* _REQUEST_
Search the material below for the string "chart" and extract each line that has it.
** START **
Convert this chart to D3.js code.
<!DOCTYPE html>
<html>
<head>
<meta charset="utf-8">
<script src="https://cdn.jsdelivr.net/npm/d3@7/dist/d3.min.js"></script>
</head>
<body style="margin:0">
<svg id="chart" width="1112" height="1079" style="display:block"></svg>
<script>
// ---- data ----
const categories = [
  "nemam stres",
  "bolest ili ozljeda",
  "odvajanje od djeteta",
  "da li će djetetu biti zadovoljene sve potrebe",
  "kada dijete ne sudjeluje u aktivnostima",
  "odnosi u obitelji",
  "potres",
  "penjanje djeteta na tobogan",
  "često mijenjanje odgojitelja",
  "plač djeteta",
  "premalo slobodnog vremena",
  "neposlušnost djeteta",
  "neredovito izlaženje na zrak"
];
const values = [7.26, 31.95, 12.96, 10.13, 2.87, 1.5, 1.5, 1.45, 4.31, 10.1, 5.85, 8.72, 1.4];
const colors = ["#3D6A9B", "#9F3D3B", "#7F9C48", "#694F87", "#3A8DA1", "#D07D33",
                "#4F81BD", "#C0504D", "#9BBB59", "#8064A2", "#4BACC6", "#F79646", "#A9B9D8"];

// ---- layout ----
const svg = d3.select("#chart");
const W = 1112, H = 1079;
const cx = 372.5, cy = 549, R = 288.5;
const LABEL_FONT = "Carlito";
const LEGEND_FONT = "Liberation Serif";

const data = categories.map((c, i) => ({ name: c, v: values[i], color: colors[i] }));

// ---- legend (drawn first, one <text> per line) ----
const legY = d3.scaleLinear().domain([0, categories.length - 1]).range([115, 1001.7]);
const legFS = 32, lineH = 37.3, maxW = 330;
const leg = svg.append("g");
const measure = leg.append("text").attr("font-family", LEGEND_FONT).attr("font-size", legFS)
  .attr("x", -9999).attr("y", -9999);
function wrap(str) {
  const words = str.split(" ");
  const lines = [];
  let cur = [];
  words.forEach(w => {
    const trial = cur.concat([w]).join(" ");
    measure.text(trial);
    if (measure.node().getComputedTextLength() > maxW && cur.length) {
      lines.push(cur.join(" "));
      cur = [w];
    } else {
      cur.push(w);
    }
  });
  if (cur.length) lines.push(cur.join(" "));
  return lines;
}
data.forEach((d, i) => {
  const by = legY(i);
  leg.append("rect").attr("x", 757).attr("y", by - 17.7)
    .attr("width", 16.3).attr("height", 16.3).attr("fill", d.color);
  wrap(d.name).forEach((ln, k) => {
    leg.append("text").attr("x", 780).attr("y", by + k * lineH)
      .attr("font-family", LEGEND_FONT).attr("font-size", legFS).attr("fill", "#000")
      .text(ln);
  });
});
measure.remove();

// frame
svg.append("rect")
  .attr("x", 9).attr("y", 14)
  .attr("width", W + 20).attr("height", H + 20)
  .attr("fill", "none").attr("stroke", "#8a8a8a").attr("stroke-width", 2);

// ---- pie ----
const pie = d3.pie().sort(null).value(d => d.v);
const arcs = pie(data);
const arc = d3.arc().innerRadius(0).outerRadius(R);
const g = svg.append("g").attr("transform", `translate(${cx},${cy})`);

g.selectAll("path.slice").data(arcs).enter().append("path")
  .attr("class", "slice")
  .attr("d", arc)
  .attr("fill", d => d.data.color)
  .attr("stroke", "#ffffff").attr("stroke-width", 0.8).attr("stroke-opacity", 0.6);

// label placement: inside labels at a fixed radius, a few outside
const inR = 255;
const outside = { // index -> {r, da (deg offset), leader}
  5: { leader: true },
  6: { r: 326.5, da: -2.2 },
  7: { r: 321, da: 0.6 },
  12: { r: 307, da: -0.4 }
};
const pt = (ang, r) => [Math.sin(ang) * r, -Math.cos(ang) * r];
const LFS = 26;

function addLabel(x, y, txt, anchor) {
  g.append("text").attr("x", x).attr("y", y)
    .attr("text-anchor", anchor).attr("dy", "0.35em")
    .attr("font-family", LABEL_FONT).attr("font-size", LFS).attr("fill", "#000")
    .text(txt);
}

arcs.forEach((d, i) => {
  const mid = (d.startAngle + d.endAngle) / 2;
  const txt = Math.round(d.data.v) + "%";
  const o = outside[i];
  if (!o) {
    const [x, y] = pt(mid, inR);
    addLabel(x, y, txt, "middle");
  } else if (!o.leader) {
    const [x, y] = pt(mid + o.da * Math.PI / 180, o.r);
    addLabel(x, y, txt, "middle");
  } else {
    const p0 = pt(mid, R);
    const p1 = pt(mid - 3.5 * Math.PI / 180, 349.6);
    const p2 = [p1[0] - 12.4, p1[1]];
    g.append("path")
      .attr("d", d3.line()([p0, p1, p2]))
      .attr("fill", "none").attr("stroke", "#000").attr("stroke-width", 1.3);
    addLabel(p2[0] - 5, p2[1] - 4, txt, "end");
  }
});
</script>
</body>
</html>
** END **
* _RESULT OF THIS TASK_
Convert this chart to D3.js code.
<svg id="chart" width="1112" height="1079" style="display:block"></svg>
const svg = d3.select("#chart");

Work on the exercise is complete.